How can I tell if a deep-sea exploration budget is unrealistically low?

If the proposal emphasizes hardware price but provides little detail on vessel operations, testing, redundancy, compliance, and data handling, it is probably incomplete rather than efficient.

Should contingency be higher for first-time missions?

Yes. First-time or first-of-kind deep-sea exploration campaigns usually face more integration uncertainty, offshore troubleshooting, and schedule movement than repeat missions with proven systems.

Is redundancy always worth approving?

Not always for every subsystem, but it is usually justified for single-point failure items that could terminate a dive, endanger recovery, or waste expensive vessel time.

Final decision guide and next-step questions

The most effective way to evaluate deep-sea exploration cost is to treat the budget as an operational reliability model, not just a procurement list.
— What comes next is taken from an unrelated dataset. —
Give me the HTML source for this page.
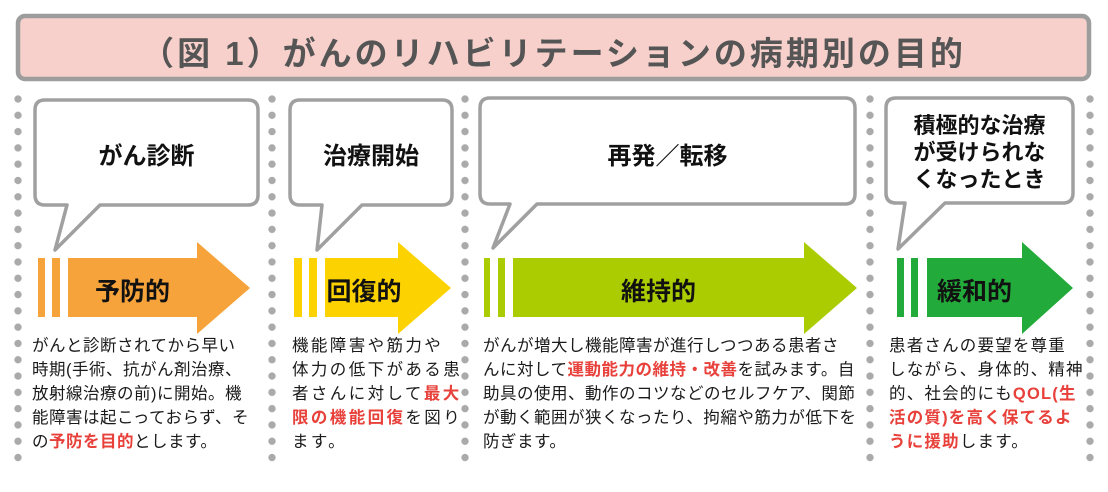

Financial approvers should prioritize the hidden drivers that reshape total exposure: pressure qualification, vessel utilization realism, subsea data architecture, critical redundancy, and compliance timing. When these areas are transparent, capital decisions become faster and more defensible.

If your organization needs to move forward, the first questions to clarify with project sponsors are practical: What assumptions define vessel days? Which systems are fully depth-qualified? What redundancy is included or excluded? Which permits remain unresolved? What post-mission data and refurbishment costs are expected? By getting these answers early, decision-makers can assess feasibility with greater confidence, reduce surprise spending, and approve deep-sea exploration programs on a stronger commercial basis.